== Aim of the exercise ==
Will you write out the data exactly, excluding every picture?

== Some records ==
-=-=-
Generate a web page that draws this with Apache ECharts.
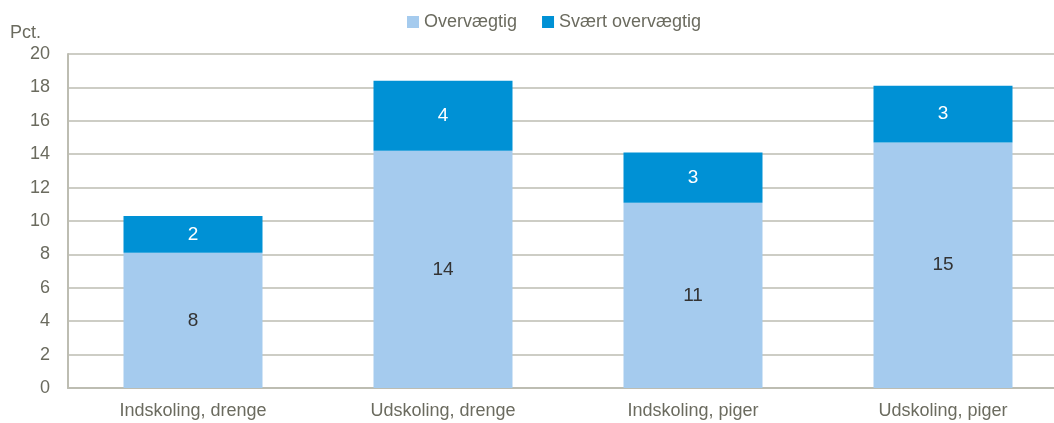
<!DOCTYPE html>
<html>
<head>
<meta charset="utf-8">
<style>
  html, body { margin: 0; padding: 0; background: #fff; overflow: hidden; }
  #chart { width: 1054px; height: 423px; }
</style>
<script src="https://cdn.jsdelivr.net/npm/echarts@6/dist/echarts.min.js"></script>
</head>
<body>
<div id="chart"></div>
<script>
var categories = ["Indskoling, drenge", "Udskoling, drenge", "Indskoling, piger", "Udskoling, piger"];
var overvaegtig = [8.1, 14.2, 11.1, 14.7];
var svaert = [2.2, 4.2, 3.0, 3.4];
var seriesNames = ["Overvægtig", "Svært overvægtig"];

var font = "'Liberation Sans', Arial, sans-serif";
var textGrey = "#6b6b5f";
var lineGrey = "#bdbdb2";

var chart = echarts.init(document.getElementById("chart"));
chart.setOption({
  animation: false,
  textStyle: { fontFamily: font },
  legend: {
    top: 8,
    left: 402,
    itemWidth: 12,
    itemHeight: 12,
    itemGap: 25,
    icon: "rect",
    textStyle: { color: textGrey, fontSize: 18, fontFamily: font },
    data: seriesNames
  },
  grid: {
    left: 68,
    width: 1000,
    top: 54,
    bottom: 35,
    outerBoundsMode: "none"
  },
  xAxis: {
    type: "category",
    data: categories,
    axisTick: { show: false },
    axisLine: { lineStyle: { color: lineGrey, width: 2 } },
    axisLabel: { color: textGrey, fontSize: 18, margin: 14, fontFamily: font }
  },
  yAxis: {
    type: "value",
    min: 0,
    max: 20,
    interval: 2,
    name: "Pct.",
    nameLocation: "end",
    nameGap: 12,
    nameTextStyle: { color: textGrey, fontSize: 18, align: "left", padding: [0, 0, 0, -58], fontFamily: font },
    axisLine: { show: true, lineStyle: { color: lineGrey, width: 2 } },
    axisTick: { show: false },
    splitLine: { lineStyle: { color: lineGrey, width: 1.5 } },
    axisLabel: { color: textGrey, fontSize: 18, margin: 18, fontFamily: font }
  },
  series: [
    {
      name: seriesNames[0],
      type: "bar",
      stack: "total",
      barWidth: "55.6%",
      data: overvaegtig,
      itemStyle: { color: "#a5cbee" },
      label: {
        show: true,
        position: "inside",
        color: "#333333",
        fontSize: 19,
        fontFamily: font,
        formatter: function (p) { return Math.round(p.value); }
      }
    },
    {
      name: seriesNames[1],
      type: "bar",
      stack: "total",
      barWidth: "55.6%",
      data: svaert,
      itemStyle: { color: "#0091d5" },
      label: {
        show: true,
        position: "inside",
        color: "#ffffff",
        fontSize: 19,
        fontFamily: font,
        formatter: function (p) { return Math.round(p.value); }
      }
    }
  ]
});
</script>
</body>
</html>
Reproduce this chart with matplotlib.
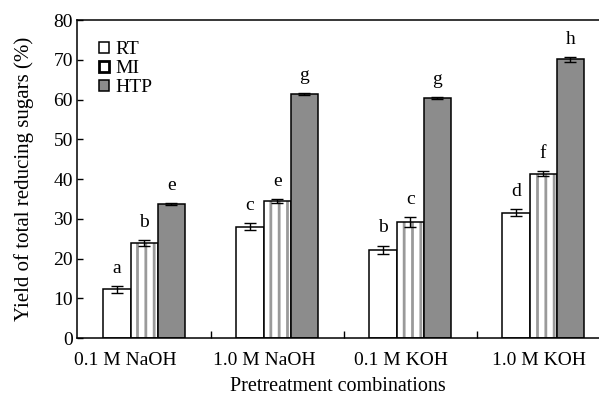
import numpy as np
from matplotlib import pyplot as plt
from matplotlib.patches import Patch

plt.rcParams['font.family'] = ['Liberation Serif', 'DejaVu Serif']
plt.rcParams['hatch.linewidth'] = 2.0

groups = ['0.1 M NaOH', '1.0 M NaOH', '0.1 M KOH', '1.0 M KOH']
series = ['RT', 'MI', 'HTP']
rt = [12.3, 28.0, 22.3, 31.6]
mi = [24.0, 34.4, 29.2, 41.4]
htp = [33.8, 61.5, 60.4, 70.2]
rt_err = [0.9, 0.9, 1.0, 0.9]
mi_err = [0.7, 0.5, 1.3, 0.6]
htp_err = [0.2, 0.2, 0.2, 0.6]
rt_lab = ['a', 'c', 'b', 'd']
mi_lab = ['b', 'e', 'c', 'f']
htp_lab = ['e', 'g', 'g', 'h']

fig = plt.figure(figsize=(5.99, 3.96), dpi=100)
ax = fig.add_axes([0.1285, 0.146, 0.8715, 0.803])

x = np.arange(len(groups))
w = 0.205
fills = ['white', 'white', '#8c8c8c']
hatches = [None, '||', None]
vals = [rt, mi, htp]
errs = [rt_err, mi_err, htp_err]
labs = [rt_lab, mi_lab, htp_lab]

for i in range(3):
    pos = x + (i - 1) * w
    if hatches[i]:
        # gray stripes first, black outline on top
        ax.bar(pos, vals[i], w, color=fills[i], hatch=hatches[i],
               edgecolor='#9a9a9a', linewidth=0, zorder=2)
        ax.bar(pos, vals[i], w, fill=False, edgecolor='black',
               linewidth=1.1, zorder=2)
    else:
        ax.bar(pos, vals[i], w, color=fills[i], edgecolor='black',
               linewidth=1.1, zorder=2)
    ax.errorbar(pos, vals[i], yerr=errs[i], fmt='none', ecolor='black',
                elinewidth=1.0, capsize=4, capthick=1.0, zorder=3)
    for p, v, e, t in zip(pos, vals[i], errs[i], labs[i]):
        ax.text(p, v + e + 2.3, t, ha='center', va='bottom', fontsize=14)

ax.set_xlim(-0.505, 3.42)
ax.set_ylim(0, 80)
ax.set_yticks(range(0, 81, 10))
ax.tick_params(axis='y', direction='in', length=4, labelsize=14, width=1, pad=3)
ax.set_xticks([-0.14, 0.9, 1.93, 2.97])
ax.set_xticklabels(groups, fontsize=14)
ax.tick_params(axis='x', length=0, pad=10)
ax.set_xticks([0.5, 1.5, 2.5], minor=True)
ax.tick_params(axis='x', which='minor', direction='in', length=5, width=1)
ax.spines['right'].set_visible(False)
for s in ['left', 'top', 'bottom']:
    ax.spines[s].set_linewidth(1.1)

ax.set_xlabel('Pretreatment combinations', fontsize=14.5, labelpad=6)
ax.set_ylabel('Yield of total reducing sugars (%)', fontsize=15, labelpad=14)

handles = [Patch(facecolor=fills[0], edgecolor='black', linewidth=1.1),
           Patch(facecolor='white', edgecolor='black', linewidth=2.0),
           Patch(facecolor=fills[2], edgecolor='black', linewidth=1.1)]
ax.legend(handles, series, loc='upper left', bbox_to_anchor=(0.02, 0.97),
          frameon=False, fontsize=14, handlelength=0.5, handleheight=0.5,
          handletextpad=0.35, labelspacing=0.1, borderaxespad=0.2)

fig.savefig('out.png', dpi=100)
-=-=-
== Task result ==
Generate a web page that draws this with Apache ECharts.
<!DOCTYPE html>
<html>
<head>
<meta charset="utf-8">
<style>
  html, body { margin: 0; padding: 0; background: #fff; overflow: hidden; }
  #chart { width: 1054px; height: 423px; }
</style>
<script src="https://cdn.jsdelivr.net/npm/echarts@6/dist/echarts.min.js"></script>
</head>
<body>
<div id="chart"></div>
<script>
var categories = ["Indskoling, drenge", "Udskoling, drenge", "Indskoling, piger", "Udskoling, piger"];
var overvaegtig = [8.1, 14.2, 11.1, 14.7];
var svaert = [2.2, 4.2, 3.0, 3.4];
var seriesNames = ["Overvægtig", "Svært overvægtig"];

var font = "'Liberation Sans', Arial, sans-serif";
var textGrey = "#6b6b5f";
var lineGrey = "#bdbdb2";

var chart = echarts.init(document.getElementById("chart"));
chart.setOption({
  animation: false,
  textStyle: { fontFamily: font },
  legend: {
    top: 8,
    left: 402,
    itemWidth: 12,
    itemHeight: 12,
    itemGap: 25,
    icon: "rect",
    textStyle: { color: textGrey, fontSize: 18, fontFamily: font },
    data: seriesNames
  },
  grid: {
    left: 68,
    width: 1000,
    top: 54,
    bottom: 35,
    outerBoundsMode: "none"
  },
  xAxis: {
    type: "category",
    data: categories,
    axisTick: { show: false },
    axisLine: { lineStyle: { color: lineGrey, width: 2 } },
    axisLabel: { color: textGrey, fontSize: 18, margin: 14, fontFamily: font }
  },
  yAxis: {
    type: "value",
    min: 0,
    max: 20,
    interval: 2,
    name: "Pct.",
    nameLocation: "end",
    nameGap: 12,
    nameTextStyle: { color: textGrey, fontSize: 18, align: "left", padding: [0, 0, 0, -58], fontFamily: font },
    axisLine: { show: true, lineStyle: { color: lineGrey, width: 2 } },
    axisTick: { show: false },
    splitLine: { lineStyle: { color: lineGrey, width: 1.5 } },
    axisLabel: { color: textGrey, fontSize: 18, margin: 18, fontFamily: font }
  },
  series: [
    {
      name: seriesNames[0],
      type: "bar",
      stack: "total",
      barWidth: "55.6%",
      data: overvaegtig,
      itemStyle: { color: "#a5cbee" },
      label: {
        show: true,
        position: "inside",
        color: "#333333",
        fontSize: 19,
        fontFamily: font,
        formatter: function (p) { return Math.round(p.value); }
      }
    },
    {
      name: seriesNames[1],
      type: "bar",
      stack: "total",
      barWidth: "55.6%",
      data: svaert,
      itemStyle: { color: "#0091d5" },
      label: {
        show: true,
        position: "inside",
        color: "#ffffff",
        fontSize: 19,
        fontFamily: font,
        formatter: function (p) { return Math.round(p.value); }
      }
    }
  ]
});
</script>
</body>
</html>
Reproduce this chart with matplotlib.
import numpy as np
from matplotlib import pyplot as plt
from matplotlib.patches import Patch

plt.rcParams['font.family'] = ['Liberation Serif', 'DejaVu Serif']
plt.rcParams['hatch.linewidth'] = 2.0

groups = ['0.1 M NaOH', '1.0 M NaOH', '0.1 M KOH', '1.0 M KOH']
series = ['RT', 'MI', 'HTP']
rt = [12.3, 28.0, 22.3, 31.6]
mi = [24.0, 34.4, 29.2, 41.4]
htp = [33.8, 61.5, 60.4, 70.2]
rt_err = [0.9, 0.9, 1.0, 0.9]
mi_err = [0.7, 0.5, 1.3, 0.6]
htp_err = [0.2, 0.2, 0.2, 0.6]
rt_lab = ['a', 'c', 'b', 'd']
mi_lab = ['b', 'e', 'c', 'f']
htp_lab = ['e', 'g', 'g', 'h']

fig = plt.figure(figsize=(5.99, 3.96), dpi=100)
ax = fig.add_axes([0.1285, 0.146, 0.8715, 0.803])

x = np.arange(len(groups))
w = 0.205
fills = ['white', 'white', '#8c8c8c']
hatches = [None, '||', None]
vals = [rt, mi, htp]
errs = [rt_err, mi_err, htp_err]
labs = [rt_lab, mi_lab, htp_lab]

for i in range(3):
    pos = x + (i - 1) * w
    if hatches[i]:
        # gray stripes first, black outline on top
        ax.bar(pos, vals[i], w, color=fills[i], hatch=hatches[i],
               edgecolor='#9a9a9a', linewidth=0, zorder=2)
        ax.bar(pos, vals[i], w, fill=False, edgecolor='black',
               linewidth=1.1, zorder=2)
    else:
        ax.bar(pos, vals[i], w, color=fills[i], edgecolor='black',
               linewidth=1.1, zorder=2)
    ax.errorbar(pos, vals[i], yerr=errs[i], fmt='none', ecolor='black',
                elinewidth=1.0, capsize=4, capthick=1.0, zorder=3)
    for p, v, e, t in zip(pos, vals[i], errs[i], labs[i]):
        ax.text(p, v + e + 2.3, t, ha='center', va='bottom', fontsize=14)

ax.set_xlim(-0.505, 3.42)
ax.set_ylim(0, 80)
ax.set_yticks(range(0, 81, 10))
ax.tick_params(axis='y', direction='in', length=4, labelsize=14, width=1, pad=3)
ax.set_xticks([-0.14, 0.9, 1.93, 2.97])
ax.set_xticklabels(groups, fontsize=14)
ax.tick_params(axis='x', length=0, pad=10)
ax.set_xticks([0.5, 1.5, 2.5], minor=True)
ax.tick_params(axis='x', which='minor', direction='in', length=5, width=1)
ax.spines['right'].set_visible(False)
for s in ['left', 'top', 'bottom']:
    ax.spines[s].set_linewidth(1.1)

ax.set_xlabel('Pretreatment combinations', fontsize=14.5, labelpad=6)
ax.set_ylabel('Yield of total reducing sugars (%)', fontsize=15, labelpad=14)

handles = [Patch(facecolor=fills[0], edgecolor='black', linewidth=1.1),
           Patch(facecolor='white', edgecolor='black', linewidth=2.0),
           Patch(facecolor=fills[2], edgecolor='black', linewidth=1.1)]
ax.legend(handles, series, loc='upper left', bbox_to_anchor=(0.02, 0.97),
          frameon=False, fontsize=14, handlelength=0.5, handleheight=0.5,
          handletextpad=0.35, labelspacing=0.1, borderaxespad=0.2)

fig.savefig('out.png', dpi=100)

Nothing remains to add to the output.